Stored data
· · · ·
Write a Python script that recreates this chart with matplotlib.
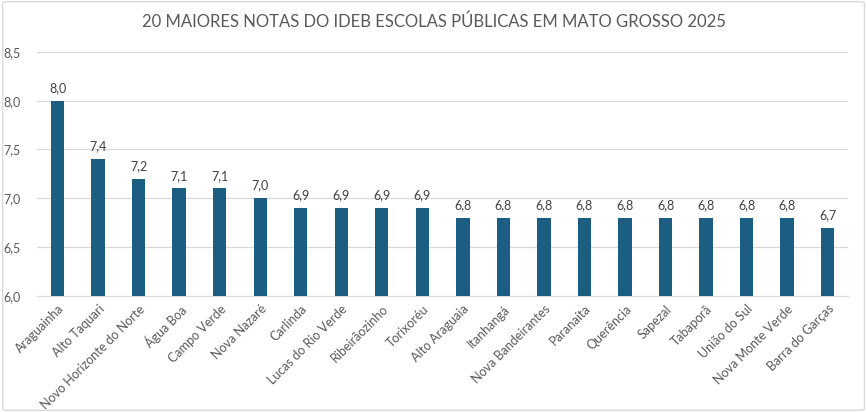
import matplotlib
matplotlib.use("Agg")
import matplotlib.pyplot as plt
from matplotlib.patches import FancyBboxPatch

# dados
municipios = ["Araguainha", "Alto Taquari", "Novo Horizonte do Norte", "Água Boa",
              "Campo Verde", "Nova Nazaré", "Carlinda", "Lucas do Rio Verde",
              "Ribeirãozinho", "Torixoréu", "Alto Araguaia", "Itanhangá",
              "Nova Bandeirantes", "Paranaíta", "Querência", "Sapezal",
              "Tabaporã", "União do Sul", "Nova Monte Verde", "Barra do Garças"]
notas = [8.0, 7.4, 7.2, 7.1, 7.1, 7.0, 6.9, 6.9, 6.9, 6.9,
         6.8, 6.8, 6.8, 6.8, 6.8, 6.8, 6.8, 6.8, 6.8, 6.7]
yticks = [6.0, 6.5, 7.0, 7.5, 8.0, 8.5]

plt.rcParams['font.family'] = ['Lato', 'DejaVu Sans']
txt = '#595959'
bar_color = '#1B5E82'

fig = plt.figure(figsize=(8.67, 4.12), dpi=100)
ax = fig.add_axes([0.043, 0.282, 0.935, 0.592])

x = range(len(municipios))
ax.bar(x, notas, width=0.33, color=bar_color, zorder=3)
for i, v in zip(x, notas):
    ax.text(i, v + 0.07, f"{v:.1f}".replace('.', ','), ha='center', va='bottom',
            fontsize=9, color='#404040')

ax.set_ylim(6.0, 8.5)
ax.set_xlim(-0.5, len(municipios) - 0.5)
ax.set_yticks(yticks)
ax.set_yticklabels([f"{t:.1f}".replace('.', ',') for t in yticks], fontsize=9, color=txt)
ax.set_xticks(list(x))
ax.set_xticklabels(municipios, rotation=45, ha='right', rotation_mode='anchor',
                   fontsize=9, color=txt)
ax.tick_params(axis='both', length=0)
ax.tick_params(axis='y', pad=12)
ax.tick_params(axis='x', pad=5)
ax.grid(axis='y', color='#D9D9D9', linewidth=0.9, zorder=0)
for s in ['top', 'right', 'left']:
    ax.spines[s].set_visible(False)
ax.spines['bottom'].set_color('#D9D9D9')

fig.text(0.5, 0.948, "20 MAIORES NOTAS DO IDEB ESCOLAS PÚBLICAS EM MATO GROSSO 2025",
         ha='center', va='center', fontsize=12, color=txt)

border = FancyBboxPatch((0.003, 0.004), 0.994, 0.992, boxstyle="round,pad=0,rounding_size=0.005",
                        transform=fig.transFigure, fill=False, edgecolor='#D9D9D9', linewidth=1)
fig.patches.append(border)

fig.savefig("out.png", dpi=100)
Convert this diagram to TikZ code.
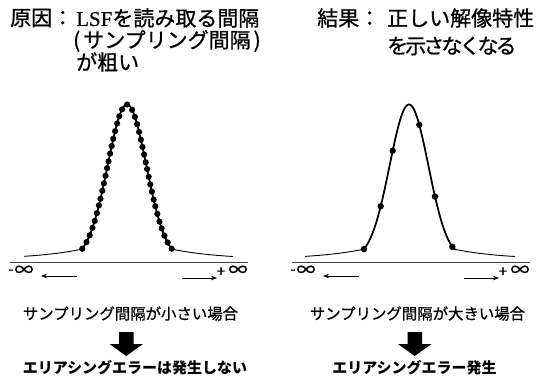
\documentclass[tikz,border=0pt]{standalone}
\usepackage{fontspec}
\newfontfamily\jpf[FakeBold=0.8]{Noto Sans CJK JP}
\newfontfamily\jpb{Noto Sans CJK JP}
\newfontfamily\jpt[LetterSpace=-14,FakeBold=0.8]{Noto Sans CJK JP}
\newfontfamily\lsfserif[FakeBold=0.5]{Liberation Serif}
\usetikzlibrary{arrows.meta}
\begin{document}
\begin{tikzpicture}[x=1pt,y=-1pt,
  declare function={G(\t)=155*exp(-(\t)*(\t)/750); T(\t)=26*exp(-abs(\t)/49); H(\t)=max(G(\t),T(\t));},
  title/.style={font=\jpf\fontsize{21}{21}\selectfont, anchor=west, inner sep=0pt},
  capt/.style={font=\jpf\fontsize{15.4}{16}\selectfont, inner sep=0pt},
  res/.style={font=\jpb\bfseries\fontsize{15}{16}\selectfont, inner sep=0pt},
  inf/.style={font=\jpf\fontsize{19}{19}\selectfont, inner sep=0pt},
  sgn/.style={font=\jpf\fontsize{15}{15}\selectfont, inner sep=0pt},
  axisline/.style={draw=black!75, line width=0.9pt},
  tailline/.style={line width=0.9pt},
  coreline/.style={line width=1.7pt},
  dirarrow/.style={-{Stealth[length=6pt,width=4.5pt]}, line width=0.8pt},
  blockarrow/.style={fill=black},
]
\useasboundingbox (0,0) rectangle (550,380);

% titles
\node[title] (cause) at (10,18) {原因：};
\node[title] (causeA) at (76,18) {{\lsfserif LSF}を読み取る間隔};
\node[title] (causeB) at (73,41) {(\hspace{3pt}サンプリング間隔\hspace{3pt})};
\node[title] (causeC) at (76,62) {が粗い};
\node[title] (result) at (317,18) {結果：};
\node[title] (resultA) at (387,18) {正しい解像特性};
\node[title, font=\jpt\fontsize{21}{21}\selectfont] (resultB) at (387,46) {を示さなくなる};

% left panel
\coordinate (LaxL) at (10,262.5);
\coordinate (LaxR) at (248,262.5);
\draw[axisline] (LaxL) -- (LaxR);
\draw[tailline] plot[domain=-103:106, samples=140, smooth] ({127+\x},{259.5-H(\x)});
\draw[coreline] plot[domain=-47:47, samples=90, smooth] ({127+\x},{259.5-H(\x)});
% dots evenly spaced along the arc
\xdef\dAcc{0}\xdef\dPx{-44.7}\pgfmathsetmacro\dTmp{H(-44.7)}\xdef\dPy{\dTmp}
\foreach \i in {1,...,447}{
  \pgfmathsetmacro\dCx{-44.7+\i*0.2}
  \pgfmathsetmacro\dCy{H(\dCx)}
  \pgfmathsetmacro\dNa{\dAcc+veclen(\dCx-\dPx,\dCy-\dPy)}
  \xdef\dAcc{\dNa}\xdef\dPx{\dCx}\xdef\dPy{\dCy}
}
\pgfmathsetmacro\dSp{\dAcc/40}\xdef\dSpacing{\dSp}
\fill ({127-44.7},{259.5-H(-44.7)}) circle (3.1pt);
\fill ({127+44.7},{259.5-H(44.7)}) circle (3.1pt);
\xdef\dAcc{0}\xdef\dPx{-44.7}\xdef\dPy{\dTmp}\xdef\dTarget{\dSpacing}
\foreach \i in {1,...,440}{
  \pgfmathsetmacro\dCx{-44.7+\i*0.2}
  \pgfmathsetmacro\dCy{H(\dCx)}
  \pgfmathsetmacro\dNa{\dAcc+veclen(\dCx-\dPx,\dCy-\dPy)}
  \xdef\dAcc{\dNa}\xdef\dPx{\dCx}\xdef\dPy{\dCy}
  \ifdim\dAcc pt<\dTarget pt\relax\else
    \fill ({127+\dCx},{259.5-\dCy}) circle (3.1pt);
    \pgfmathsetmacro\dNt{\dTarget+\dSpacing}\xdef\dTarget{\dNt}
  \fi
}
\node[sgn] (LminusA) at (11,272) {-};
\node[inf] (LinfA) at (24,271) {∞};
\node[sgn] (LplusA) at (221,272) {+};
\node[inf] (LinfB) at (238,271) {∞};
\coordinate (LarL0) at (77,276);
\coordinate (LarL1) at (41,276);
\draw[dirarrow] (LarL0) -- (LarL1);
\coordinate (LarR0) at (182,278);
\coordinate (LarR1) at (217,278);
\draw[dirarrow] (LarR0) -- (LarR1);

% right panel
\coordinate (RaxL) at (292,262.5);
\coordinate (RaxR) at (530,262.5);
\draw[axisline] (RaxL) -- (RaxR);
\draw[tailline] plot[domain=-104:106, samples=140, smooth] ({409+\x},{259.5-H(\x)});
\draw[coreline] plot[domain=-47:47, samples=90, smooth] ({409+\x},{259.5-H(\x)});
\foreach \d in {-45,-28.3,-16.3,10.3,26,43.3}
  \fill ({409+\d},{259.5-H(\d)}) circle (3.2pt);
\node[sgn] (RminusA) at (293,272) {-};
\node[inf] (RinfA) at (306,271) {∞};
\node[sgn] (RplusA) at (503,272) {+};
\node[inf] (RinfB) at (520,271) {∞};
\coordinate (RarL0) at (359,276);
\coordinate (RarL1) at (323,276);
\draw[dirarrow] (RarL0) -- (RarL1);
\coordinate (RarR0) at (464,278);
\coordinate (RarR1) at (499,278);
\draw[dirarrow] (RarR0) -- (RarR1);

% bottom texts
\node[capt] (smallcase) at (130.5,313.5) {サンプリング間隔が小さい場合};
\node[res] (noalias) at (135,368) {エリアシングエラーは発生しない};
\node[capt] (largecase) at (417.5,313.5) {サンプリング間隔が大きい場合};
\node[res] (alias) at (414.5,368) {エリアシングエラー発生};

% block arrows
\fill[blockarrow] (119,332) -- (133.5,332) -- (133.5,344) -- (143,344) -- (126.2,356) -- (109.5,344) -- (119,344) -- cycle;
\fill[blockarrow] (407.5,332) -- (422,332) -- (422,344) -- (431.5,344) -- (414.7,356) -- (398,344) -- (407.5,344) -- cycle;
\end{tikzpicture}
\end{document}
· · · ·
AIM: Exactly reproduce the run of lines from the start of the listing through the line with "ax = fig.add_axes([0.043, 0.282, 0.935, 0.592])", inclusive; pictures are not copied.

SOLUTION TO THIS PROBLEM:
Write a Python script that recreates this chart with matplotlib.
import matplotlib
matplotlib.use("Agg")
import matplotlib.pyplot as plt
from matplotlib.patches import FancyBboxPatch

# dados
municipios = ["Araguainha", "Alto Taquari", "Novo Horizonte do Norte", "Água Boa",
              "Campo Verde", "Nova Nazaré", "Carlinda", "Lucas do Rio Verde",
              "Ribeirãozinho", "Torixoréu", "Alto Araguaia", "Itanhangá",
              "Nova Bandeirantes", "Paranaíta", "Querência", "Sapezal",
              "Tabaporã", "União do Sul", "Nova Monte Verde", "Barra do Garças"]
notas = [8.0, 7.4, 7.2, 7.1, 7.1, 7.0, 6.9, 6.9, 6.9, 6.9,
         6.8, 6.8, 6.8, 6.8, 6.8, 6.8, 6.8, 6.8, 6.8, 6.7]
yticks = [6.0, 6.5, 7.0, 7.5, 8.0, 8.5]

plt.rcParams['font.family'] = ['Lato', 'DejaVu Sans']
txt = '#595959'
bar_color = '#1B5E82'

fig = plt.figure(figsize=(8.67, 4.12), dpi=100)
ax = fig.add_axes([0.043, 0.282, 0.935, 0.592])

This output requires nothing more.